AFTER biting his lip for more than a year, Sam Torrance was finally able to share his secret yesterday as another chapter was added to an illustrious Ryder Cup career.
“It’s like getting an honour from The Queen – I’d known for bloody months but couldn’t tell anyone,” said the 60-year-old after being named along with Irishman Des Smyth as one of Paul McGinley’s vice-captains for September’s match at Gleneagles. His wife, Suzanne, knew but was sworn to secrecy in the Sunningdale stockbroker belt. So, too, were his parents, Bob and June, back in Largs. “Four bookies that would take my bet also knew,” he joked.
Others had to be kept in the dark. “I couldn’t tell my best friend Queeny (former European Tour player Michael King) as you might as well have put it in the newspapers if he’d known,” he revealed. “It’s been a bloody nightmare!”
Following yesterday’s ann-ouncement in the Irish Government Buildings in the heart of Dublin, it has turned into a dream scenario for Torrance.
The man who played in eight Ryder Cups, providing one of the event’s most iconic moments with his arms raised in celebration on the 18th green at The Belfry in 1985, then captained a winning European team at the same venue in 2002, is rolling up his sleeves again in preparation to fight the US.
“This is a different one for me as I’ve been brought in for a reason – my knowledge,” he said. “There’s nothing like being told you are the Ryder Cup captain – it was the highlight of my career by a billion miles – but this is a great honour for me, too.”
It was in the offing from the moment McGinley appointed Torrance as one of the captains for the Seve Trophy in Paris last October, though, even before that, you didn’t have to be a genius to work it out.
The pair are close friends, play regular “money matches” at Sunningdale and have the greatest respect for each other. Even before his appointment in Abu Dhabi last January, the event’s first Irish captain had eulogised about Torrance’s leadership skills in 2002, revealing how the Scot had helped him feel at ease for a match that saw McGinley hole the winning putt – in particular, by making a special journey up to the Midlands in the build-up to the event and over a bottle or two of champagne in the back of a chauffeur-driven car on the journey back home, listening to Torrance tell his Ryder Cup tales.

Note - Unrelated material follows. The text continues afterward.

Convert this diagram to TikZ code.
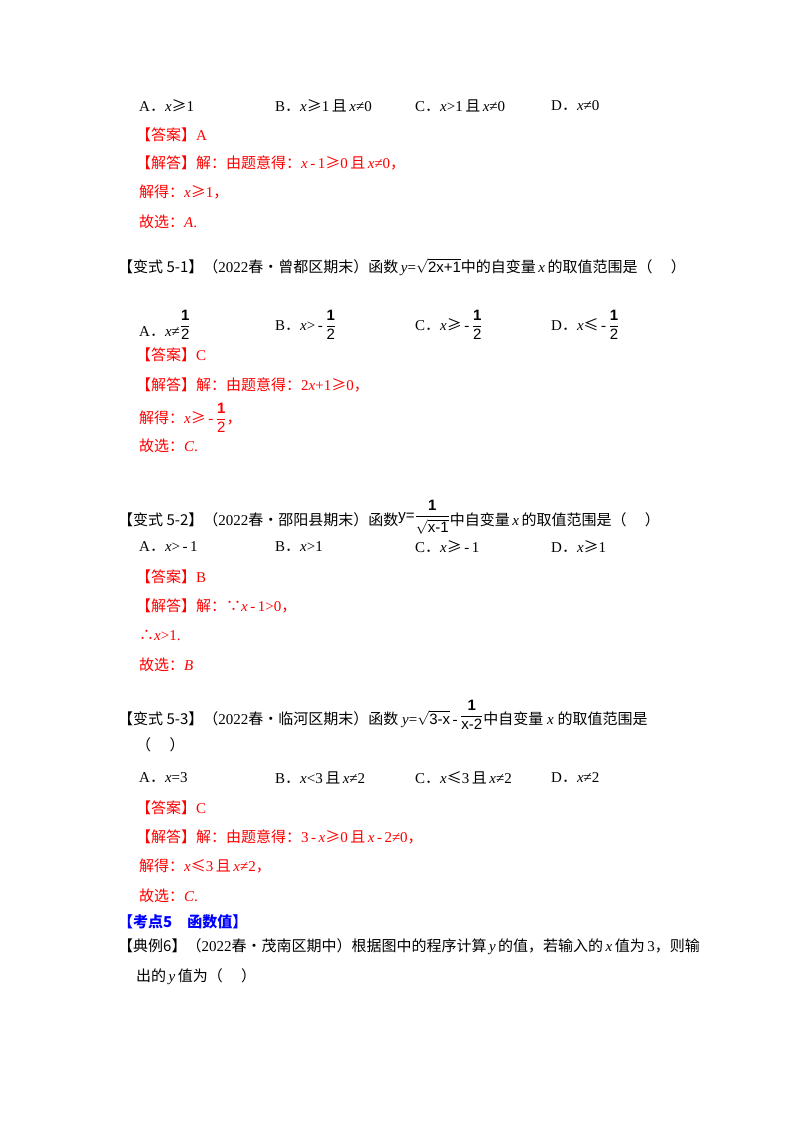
\documentclass[tikz,border=0pt]{standalone}
\usepackage{amsmath}
\usepackage{fontspec}
\setmainfont{Liberation Serif}
\setsansfont{Liberation Sans}
\newfontfamily\cjk{Noto Sans CJK SC}
\newcommand{\zh}[1]{{\cjk #1}}
\newcommand{\vx}{\textit{x}}
\newcommand{\vy}{\textit{y}}
\newcommand{\mge}{\zh{≥}}
\newcommand{\mle}{\zh{≤}}
\newcommand{\dt}{\zh{．}}
\newcommand{\fr}[2]{$\genfrac{}{}{0.7pt}{0}{\textsf{\bfseries #1}}{\textsf{#2}}$}
\newcommand{\rt}[1]{$\sqrt{\textsf{#1}}$}
\definecolor{ansred}{RGB}{255,0,0}
\definecolor{kdblue}{RGB}{0,0,255}
\begin{document}
\begin{tikzpicture}[x=1pt,y=-1pt,
  every node/.style={anchor=west,inner sep=0pt,font=\fontsize{15}{18}\selectfont},
  ans/.style={text=ansred}]
\useasboundingbox (0,0) rectangle (800,1132);
\fill[white] (0,0) rectangle (800,1132);
% block 1
\node (a1) at (139,106) {A\dt\vx\mge1};
\node (b1) at (275,106) {B\dt\vx\mge1\,\zh{且}\,\vx≠0};
\node (c1) at (415,106) {C\dt\vx>1\,\zh{且}\,\vx≠0};
\node (d1) at (551,106) {D\dt\vx≠0};
\node[ans] (e1) at (136,135) {\zh{【答案】}A};
\node[ans] (f1) at (136,163) {\zh{【解答】解：由题意得：}\vx\,-\,1\mge0\,\zh{且}\,\vx≠0\zh{，}};
\node[ans] (g1) at (139,192) {\zh{解得：}\vx\mge1\zh{，}};
\node[ans] (h1) at (139,222) {\zh{故选：}\textit{A}.};
% 5-1
\node (q2) at (118,267) {\zh{【变式 5-1】（}2022\zh{春•曾都区期末）函数}\,\vy=\rt{2x+1}\zh{中的自变量}\,\vx\,\zh{的取值范围是（\quad\ ）}};
\node (a2) at (139,325) {A\dt\vx≠\raisebox{6pt}{\fr{1}{2}}};
\node (b2) at (275,325) {B\dt\vx>\,-\,\fr{1}{2}};
\node (c2) at (415,325) {C\dt\vx\mge\,-\,\fr{1}{2}};
\node (d2) at (551,325) {D\dt\vx\mle\,-\,\fr{1}{2}};
\node[ans] (e2) at (136,355) {\zh{【答案】}C};
\node[ans] (f2) at (136,385) {\zh{【解答】解：由题意得：}2\vx+1\mge0\zh{，}};
\node[ans] (g2) at (139,418) {\zh{解得：}\vx\mge\,-\,\fr{1}{2}\zh{，}};
\node[ans] (h2) at (139,446) {\zh{故选：}\textit{C}.};
% 5-2
\node (q3) at (118,517) {\zh{【变式 5-2】（}2022\zh{春•邵阳县期末）函数}\raisebox{5pt}{\textsf{y=}\fr{1}{\rt{x-1}}}\zh{中自变量}\,\vx\,\zh{的取值范围是（\quad\ ）}};
\node (a3) at (139,547) {A\dt\vx>\,-\,1};
\node (b3) at (275,547) {B\dt\vx>1};
\node (c3) at (415,547) {C\dt\vx\mge\,-\,1};
\node (d3) at (551,547) {D\dt\vx\mge1};
\node[ans] (e3) at (136,577) {\zh{【答案】}B};
\node[ans] (f3) at (136,606) {\zh{【解答】解：∵}\vx\,-\,1>0\zh{，}};
\node[ans] (g3) at (139,635) {\zh{∴}\vx>1.};
\node[ans] (h3) at (139,665) {\zh{故选：}\textit{B}};
% 5-3
\node (q4) at (118,715) {\zh{【变式 5-3】（}2022\zh{春•临河区期末）函数}\ \vy=\rt{3-x}\,-\,\raisebox{4pt}{\fr{1}{x-2}}\zh{中自变量}\ \vx\ \zh{的取值范围是}};
\node (q4b) at (136,745) {\zh{（\quad\ ）}};
\node (a4) at (139,778) {A\dt\vx=3};
\node (b4) at (275,778) {B\dt\vx<3\,\zh{且}\,\vx≠2};
\node (c4) at (415,778) {C\dt\vx\mle3\,\zh{且}\,\vx≠2};
\node (d4) at (551,778) {D\dt\vx≠2};
\node[ans] (e4) at (136,808) {\zh{【答案】}C};
\node[ans] (f4) at (136,837) {\zh{【解答】解：由题意得：}3\,-\,\vx\mge0\,\zh{且}\,\vx\,-\,2≠0\zh{，}};
\node[ans] (g4) at (139,866) {\zh{解得：}\vx\mle3\,\zh{且}\,\vx≠2\zh{，}};
\node[ans] (h4) at (139,896) {\zh{故选：}\textit{C}.};
% kaodian
\node[text=kdblue,font=\fontsize{15}{18}\selectfont\bfseries] (k5) at (118,922) {\zh{【考点5\quad 函数值】}};
\node (q5) at (118,947) {\zh{【典例6】（}2022\zh{春•茂南区期中）根据图中的程序计算}\,\vy\,\zh{的值，若输入的}\,\vx\,\zh{值为}\,3\zh{，则输}};
\node (q5b) at (136,977) {\zh{出的}\,\vy\,\zh{值为（\quad\ ）}};
\end{tikzpicture}
\end{document}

“Paul says I drank all the champagne on that journey – but he’s a lying git,” said Torrance in jest. “Seriously, though, there was nothing premeditated about that at all. It was just a case of me going up there with a couple of players and having a laugh with them. I did explain a lot of things to Paul on the way back and he obviously soaked that up, which was great.”
McGinley, making the first of his three playing appearances in the event before serving as an assistant to both Colin Montgomerie in 2010 and Jose Maria Olazabal two years later, duly delivered for Torrance, who now wants to repay the favour. “If I can do a tenth for Paul’s team what he did for my team, we’ll both be very happy men,” he admitted.
Torrance said he expects to be an “errand boy” in Perthshire. He knows, however, that he’ll have a bigger role than that in the European team. “I’ll try and inspire them,” he said. “There’s no question that playing in a Ryder Cup was the most nervous thing in my career. If you’ve come off the last green having three-putted as an individual, even to lose a tournament, you get it over it pretty quickly.
“But, in a Ryder Cup, when you’ve got to walk into a team room where the others have been heroes that day but you’ve lost is a terrible feeling – and they know you’ve lost as soon as you walk in there.”
McGinley had originally intended hanging off until the BMW PGA Championship, the European Tour’s flagship event, in May before officially unveiling both Torrance and Smyth, the man who mentored him in the early part of his career.
The reason he brought that forward, though, was more down to him also appointing Smyth as assistant captain to Miguel Angel Jimenez for the new EurAsia Cup in Malaysia later this month than responding to opposite number Tom Watson opting for experience in the shape of Raymond Floyd and Andy North as his assistants.
“Absolutely not,” replied Torrance to the latter. “Once Paul made me a Seve Trophy captain, I thought it was brilliant and now it’s the same with Des for the EurAsia Cup. It gives us experience of seeing the players again and getting involved.
“Paul has a gameplan. I have looked at the Ryder Cup and asked ‘Is there anything that he can’t handle’ and there is nothing about the Ryder Cup that he won’t do 100 per cent well. He is meticulous, he thinks about everything, he gets the right people in, he takes his time about things. He’ll be fantastic.”
There were a couple of instances yesterday when Torrance showed the wit that McGinley will be looking for in that home team room in September. First, he jokingly pulled up this correspondent for wrongly suggesting he was 61 in a live TV broadcast. “Who is 61, by the way? You?” he jokingly replied, revealing afterwards that he’d have made his point in more colourful fashion if it hadn’t been in such a public setting.
Then, as all three protagonists took part in a series of interviews in a nearby hotel, he walked past McGinley to hear the Irishman singing his praises and declared, with that cheeky smile on his face: “Bollocks!”